** START **

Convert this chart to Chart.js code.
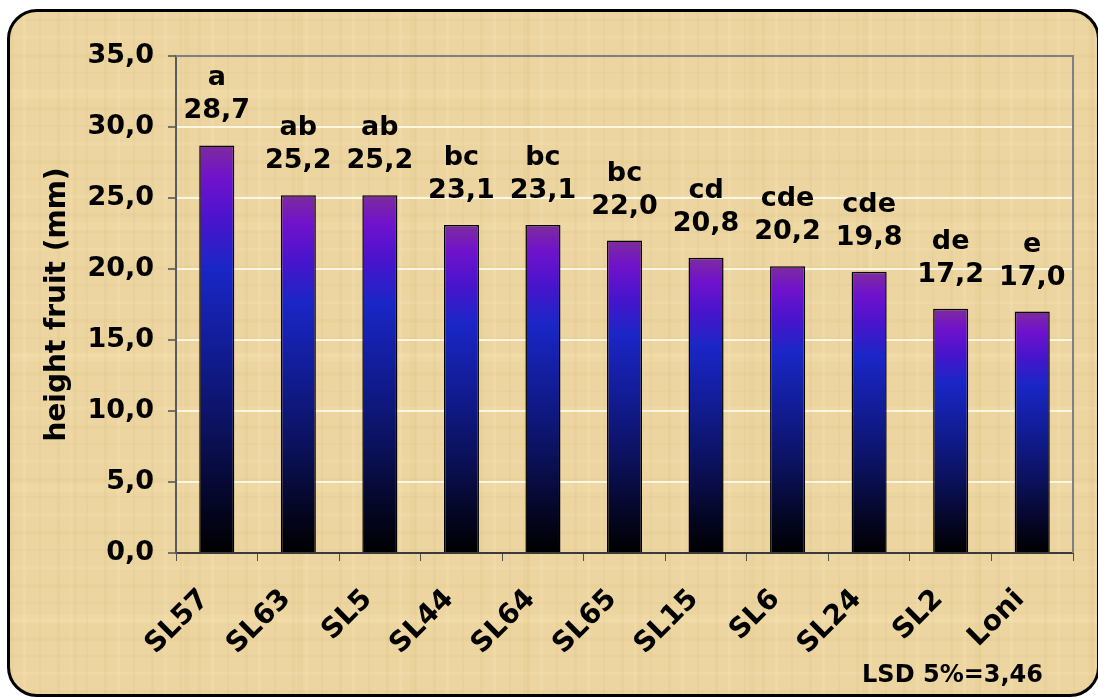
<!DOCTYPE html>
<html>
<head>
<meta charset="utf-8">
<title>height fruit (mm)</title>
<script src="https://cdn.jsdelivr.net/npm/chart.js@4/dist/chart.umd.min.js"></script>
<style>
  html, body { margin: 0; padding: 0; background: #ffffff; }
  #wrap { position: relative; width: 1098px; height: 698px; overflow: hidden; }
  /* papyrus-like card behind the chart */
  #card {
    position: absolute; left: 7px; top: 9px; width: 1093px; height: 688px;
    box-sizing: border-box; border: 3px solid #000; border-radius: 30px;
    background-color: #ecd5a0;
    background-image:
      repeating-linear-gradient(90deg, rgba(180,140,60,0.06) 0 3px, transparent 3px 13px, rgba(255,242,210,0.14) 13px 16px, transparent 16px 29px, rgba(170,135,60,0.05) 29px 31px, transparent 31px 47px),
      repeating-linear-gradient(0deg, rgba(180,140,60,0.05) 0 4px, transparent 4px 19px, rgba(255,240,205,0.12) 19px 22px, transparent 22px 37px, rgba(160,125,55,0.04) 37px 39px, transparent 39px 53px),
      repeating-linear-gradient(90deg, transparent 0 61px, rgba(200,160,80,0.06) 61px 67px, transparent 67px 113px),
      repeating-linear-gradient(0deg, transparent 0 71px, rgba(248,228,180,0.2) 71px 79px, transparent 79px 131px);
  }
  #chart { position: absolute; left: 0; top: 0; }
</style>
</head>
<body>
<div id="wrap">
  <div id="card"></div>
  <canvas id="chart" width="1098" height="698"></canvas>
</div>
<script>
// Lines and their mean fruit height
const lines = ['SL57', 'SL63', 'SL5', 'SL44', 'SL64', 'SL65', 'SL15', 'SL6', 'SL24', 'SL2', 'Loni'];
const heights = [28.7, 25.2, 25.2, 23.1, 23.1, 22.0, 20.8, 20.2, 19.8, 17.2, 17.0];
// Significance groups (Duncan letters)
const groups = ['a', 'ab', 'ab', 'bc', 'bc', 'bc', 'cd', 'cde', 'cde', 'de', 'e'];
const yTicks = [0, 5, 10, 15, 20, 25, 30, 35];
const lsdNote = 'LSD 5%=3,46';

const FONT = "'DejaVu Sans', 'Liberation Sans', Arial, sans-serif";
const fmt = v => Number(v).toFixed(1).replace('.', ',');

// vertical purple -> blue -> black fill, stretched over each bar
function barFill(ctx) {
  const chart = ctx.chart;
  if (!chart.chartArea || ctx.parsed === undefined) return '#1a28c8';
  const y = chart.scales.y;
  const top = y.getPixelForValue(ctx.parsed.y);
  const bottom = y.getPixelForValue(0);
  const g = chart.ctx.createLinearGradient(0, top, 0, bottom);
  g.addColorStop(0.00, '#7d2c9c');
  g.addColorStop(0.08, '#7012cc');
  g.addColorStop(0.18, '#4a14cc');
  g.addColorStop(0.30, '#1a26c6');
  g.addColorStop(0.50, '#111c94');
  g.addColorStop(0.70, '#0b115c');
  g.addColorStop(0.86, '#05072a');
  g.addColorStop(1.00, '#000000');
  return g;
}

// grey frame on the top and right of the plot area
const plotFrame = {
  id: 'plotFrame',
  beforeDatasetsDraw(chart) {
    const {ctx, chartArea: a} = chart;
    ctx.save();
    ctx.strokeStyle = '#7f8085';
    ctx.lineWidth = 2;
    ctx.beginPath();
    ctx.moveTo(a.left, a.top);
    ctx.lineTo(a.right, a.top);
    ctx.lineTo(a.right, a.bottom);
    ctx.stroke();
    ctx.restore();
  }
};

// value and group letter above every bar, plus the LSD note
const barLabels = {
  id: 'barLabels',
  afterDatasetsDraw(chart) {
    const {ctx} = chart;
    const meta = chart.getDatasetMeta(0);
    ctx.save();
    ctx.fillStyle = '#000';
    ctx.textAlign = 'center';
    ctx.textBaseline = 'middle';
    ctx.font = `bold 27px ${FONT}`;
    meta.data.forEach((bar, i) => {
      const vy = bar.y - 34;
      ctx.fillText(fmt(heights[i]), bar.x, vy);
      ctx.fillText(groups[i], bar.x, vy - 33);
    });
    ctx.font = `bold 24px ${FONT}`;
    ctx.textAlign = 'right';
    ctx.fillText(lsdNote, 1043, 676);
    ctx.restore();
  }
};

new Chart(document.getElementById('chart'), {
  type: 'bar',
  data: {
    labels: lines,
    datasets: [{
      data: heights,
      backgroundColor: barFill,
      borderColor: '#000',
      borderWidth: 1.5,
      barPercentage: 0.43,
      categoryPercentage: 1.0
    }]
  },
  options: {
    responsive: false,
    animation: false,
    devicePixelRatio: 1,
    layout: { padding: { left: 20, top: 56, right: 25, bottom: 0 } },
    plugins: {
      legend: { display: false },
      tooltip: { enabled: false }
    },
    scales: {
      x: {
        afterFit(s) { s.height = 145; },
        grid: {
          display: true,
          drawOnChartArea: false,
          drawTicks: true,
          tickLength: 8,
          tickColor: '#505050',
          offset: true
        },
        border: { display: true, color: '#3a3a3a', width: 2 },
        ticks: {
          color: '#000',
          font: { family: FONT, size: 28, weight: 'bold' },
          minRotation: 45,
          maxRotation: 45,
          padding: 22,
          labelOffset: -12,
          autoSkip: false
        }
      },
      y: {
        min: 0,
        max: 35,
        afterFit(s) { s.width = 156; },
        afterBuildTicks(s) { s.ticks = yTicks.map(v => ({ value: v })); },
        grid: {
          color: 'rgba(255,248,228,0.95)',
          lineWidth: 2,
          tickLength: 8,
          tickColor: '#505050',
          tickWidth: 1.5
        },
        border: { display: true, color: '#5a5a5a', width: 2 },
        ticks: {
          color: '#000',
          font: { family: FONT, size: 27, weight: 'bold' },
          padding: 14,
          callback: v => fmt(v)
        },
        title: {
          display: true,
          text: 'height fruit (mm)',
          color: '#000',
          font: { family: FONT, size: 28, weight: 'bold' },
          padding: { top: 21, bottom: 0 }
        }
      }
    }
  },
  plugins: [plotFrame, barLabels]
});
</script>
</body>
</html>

** END **

WHAT NEEDS TO BE DONE: Copy the data word for word. Pictures do not go in the copy.

RESULT OF THIS TASK:
Convert this chart to Chart.js code.
<!DOCTYPE html>
<html>
<head>
<meta charset="utf-8">
<title>height fruit (mm)</title>
<script src="https://cdn.jsdelivr.net/npm/chart.js@4/dist/chart.umd.min.js"></script>
<style>
  html, body { margin: 0; padding: 0; background: #ffffff; }
  #wrap { position: relative; width: 1098px; height: 698px; overflow: hidden; }
  /* papyrus-like card behind the chart */
  #card {
    position: absolute; left: 7px; top: 9px; width: 1093px; height: 688px;
    box-sizing: border-box; border: 3px solid #000; border-radius: 30px;
    background-color: #ecd5a0;
    background-image:
      repeating-linear-gradient(90deg, rgba(180,140,60,0.06) 0 3px, transparent 3px 13px, rgba(255,242,210,0.14) 13px 16px, transparent 16px 29px, rgba(170,135,60,0.05) 29px 31px, transparent 31px 47px),
      repeating-linear-gradient(0deg, rgba(180,140,60,0.05) 0 4px, transparent 4px 19px, rgba(255,240,205,0.12) 19px 22px, transparent 22px 37px, rgba(160,125,55,0.04) 37px 39px, transparent 39px 53px),
      repeating-linear-gradient(90deg, transparent 0 61px, rgba(200,160,80,0.06) 61px 67px, transparent 67px 113px),
      repeating-linear-gradient(0deg, transparent 0 71px, rgba(248,228,180,0.2) 71px 79px, transparent 79px 131px);
  }
  #chart { position: absolute; left: 0; top: 0; }
</style>
</head>
<body>
<div id="wrap">
  <div id="card"></div>
  <canvas id="chart" width="1098" height="698"></canvas>
</div>
<script>
// Lines and their mean fruit height
const lines = ['SL57', 'SL63', 'SL5', 'SL44', 'SL64', 'SL65', 'SL15', 'SL6', 'SL24', 'SL2', 'Loni'];
const heights = [28.7, 25.2, 25.2, 23.1, 23.1, 22.0, 20.8, 20.2, 19.8, 17.2, 17.0];
// Significance groups (Duncan letters)
const groups = ['a', 'ab', 'ab', 'bc', 'bc', 'bc', 'cd', 'cde', 'cde', 'de', 'e'];
const yTicks = [0, 5, 10, 15, 20, 25, 30, 35];
const lsdNote = 'LSD 5%=3,46';

const FONT = "'DejaVu Sans', 'Liberation Sans', Arial, sans-serif";
const fmt = v => Number(v).toFixed(1).replace('.', ',');

// vertical purple -> blue -> black fill, stretched over each bar
function barFill(ctx) {
  const chart = ctx.chart;
  if (!chart.chartArea || ctx.parsed === undefined) return '#1a28c8';
  const y = chart.scales.y;
  const top = y.getPixelForValue(ctx.parsed.y);
  const bottom = y.getPixelForValue(0);
  const g = chart.ctx.createLinearGradient(0, top, 0, bottom);
  g.addColorStop(0.00, '#7d2c9c');
  g.addColorStop(0.08, '#7012cc');
  g.addColorStop(0.18, '#4a14cc');
  g.addColorStop(0.30, '#1a26c6');
  g.addColorStop(0.50, '#111c94');
  g.addColorStop(0.70, '#0b115c');
  g.addColorStop(0.86, '#05072a');
  g.addColorStop(1.00, '#000000');
  return g;
}

// grey frame on the top and right of the plot area
const plotFrame = {
  id: 'plotFrame',
  beforeDatasetsDraw(chart) {
    const {ctx, chartArea: a} = chart;
    ctx.save();
    ctx.strokeStyle = '#7f8085';
    ctx.lineWidth = 2;
    ctx.beginPath();
    ctx.moveTo(a.left, a.top);
    ctx.lineTo(a.right, a.top);
    ctx.lineTo(a.right, a.bottom);
    ctx.stroke();
    ctx.restore();
  }
};

// value and group letter above every bar, plus the LSD note
const barLabels = {
  id: 'barLabels',
  afterDatasetsDraw(chart) {
    const {ctx} = chart;
    const meta = chart.getDatasetMeta(0);
    ctx.save();
    ctx.fillStyle = '#000';
    ctx.textAlign = 'center';
    ctx.textBaseline = 'middle';
    ctx.font = `bold 27px ${FONT}`;
    meta.data.forEach((bar, i) => {
      const vy = bar.y - 34;
      ctx.fillText(fmt(heights[i]), bar.x, vy);
      ctx.fillText(groups[i], bar.x, vy - 33);
    });
    ctx.font = `bold 24px ${FONT}`;
    ctx.textAlign = 'right';
    ctx.fillText(lsdNote, 1043, 676);
    ctx.restore();
  }
};

new Chart(document.getElementById('chart'), {
  type: 'bar',
  data: {
    labels: lines,
    datasets: [{
      data: heights,
      backgroundColor: barFill,
      borderColor: '#000',
      borderWidth: 1.5,
      barPercentage: 0.43,
      categoryPercentage: 1.0
    }]
  },
  options: {
    responsive: false,
    animation: false,
    devicePixelRatio: 1,
    layout: { padding: { left: 20, top: 56, right: 25, bottom: 0 } },
    plugins: {
      legend: { display: false },
      tooltip: { enabled: false }
    },
    scales: {
      x: {
        afterFit(s) { s.height = 145; },
        grid: {
          display: true,
          drawOnChartArea: false,
          drawTicks: true,
          tickLength: 8,
          tickColor: '#505050',
          offset: true
        },
        border: { display: true, color: '#3a3a3a', width: 2 },
        ticks: {
          color: '#000',
          font: { family: FONT, size: 28, weight: 'bold' },
          minRotation: 45,
          maxRotation: 45,
          padding: 22,
          labelOffset: -12,
          autoSkip: false
        }
      },
      y: {
        min: 0,
        max: 35,
        afterFit(s) { s.width = 156; },
        afterBuildTicks(s) { s.ticks = yTicks.map(v => ({ value: v })); },
        grid: {
          color: 'rgba(255,248,228,0.95)',
          lineWidth: 2,
          tickLength: 8,
          tickColor: '#505050',
          tickWidth: 1.5
        },
        border: { display: true, color: '#5a5a5a', width: 2 },
        ticks: {
          color: '#000',
          font: { family: FONT, size: 27, weight: 'bold' },
          padding: 14,
          callback: v => fmt(v)
        },
        title: {
          display: true,
          text: 'height fruit (mm)',
          color: '#000',
          font: { family: FONT, size: 28, weight: 'bold' },
          padding: { top: 21, bottom: 0 }
        }
      }
    }
  },
  plugins: [plotFrame, barLabels]
});
</script>
</body>
</html>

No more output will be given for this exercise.